Ngilpirr Spider Snell, Fitzroy Crossing, 2008
All that lightning and thunder. Bullock been run away. We been go back to Billiluna with 300 bullock we found with our camels, but 500 still missing.
Freda Tjama Napanangka, Footprints across our Land, 1995
Aboriginal stockmen and women, although not named in the mainstream history of the stock route, are remembered with pride by Aboriginal people today. Those listed below are relatives of the artists in this collection.
Women: Freda Tjama Napanangka, Biddy Chungulla, Manga Margaret Long, Tilly Stevens, Wakajiya Bieunderry, Jinamungkurr, Minyayi Nampitjin.

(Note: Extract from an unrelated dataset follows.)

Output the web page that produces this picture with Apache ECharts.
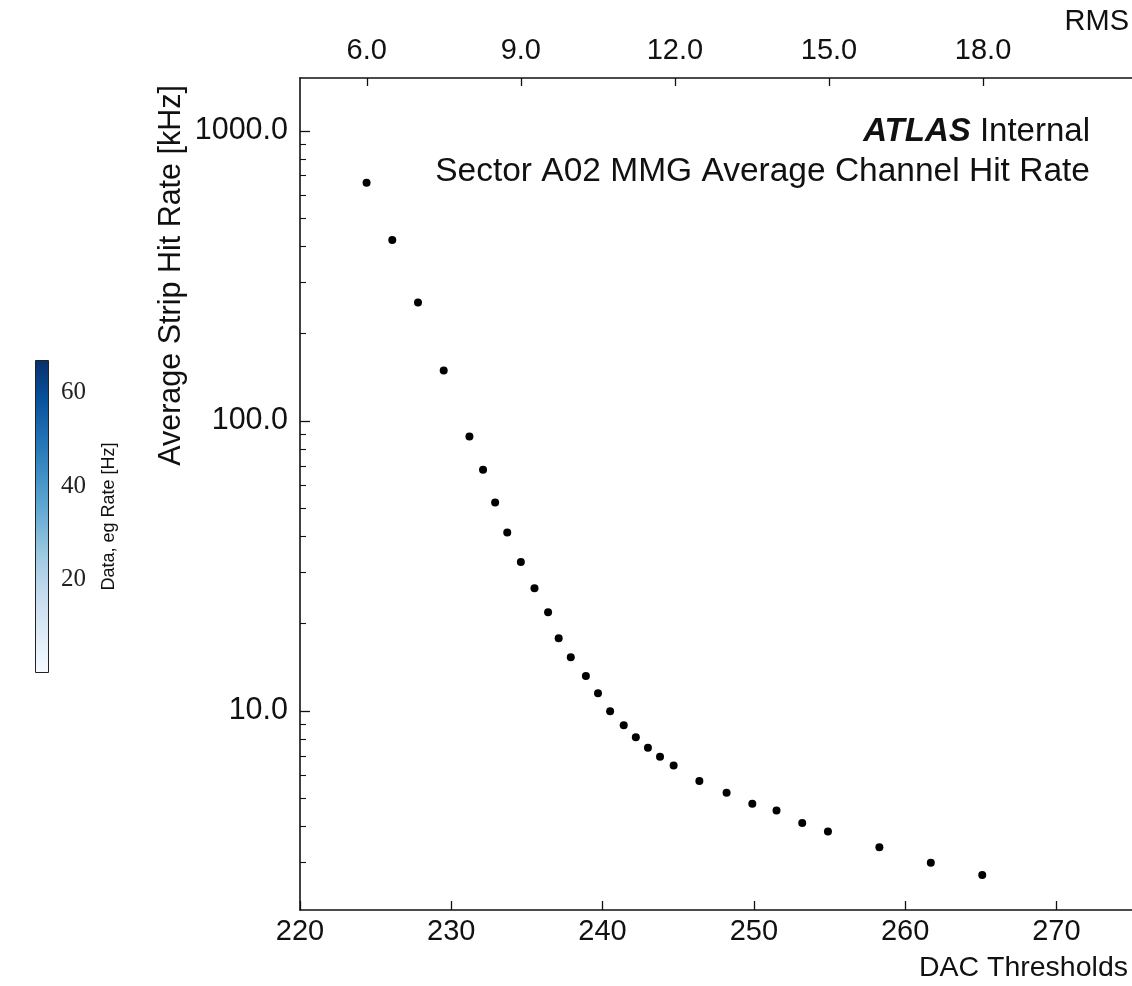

Men: Jamili Chum Lee, Peter Gogo, Tommy Bull, Pakala Gordon, Pilinti Flinders, Wimpingkil Roger, Harry Hall, Paruku George Wallaby, Rover Thomas, Karntakarnta Billy Thomas.
Cattle at Durba Springs, 2007
Mervyn Street, Mangkaja Arts, pencil and watercolour on paper,
29.9 x 125.1 cm
A lotta old people telling me 'bout [how] they used to drove from Billiluna straight across to Wiluna. But they're not in the photos, they got no name. Nothing. They got be part of this droving story.
This drawing of Aboriginal stockmen on the route was made at Jilakurru, where drovers would graze their cattle after the long trek through the arid north country.
Canning Stock Route, 2008
Mervyn Street, Mangkaja Arts, acrylic on canvas, 59.7 x 119.5 cm
Mervyn grew up hearing the stories of relatives who had been Canning Stock Route drovers. As a young man he worked as a stockman himself, at Carnegie Station near Wiluna, where he met many of the Martu people who had worked closely with, and were related by marriage to, his own family members in Fitzroy Crossing and Billiluna.
When I got to Wiluna I just look around and I couldn't believe I was in Wiluna. And I met them old people. They telling me all the droving story, 'We got family back in Wiluna, we got family right back in Fitzroy. We got a nyupa [husband or wife] from this way now. We got family'. And they been start calling their name [and I said], 'Ah! I know them old people!'
If this road never been happening in those days, we never [would have] been here to meet. People from Wiluna meeting people from Billiluna. This road made a good relationship to people.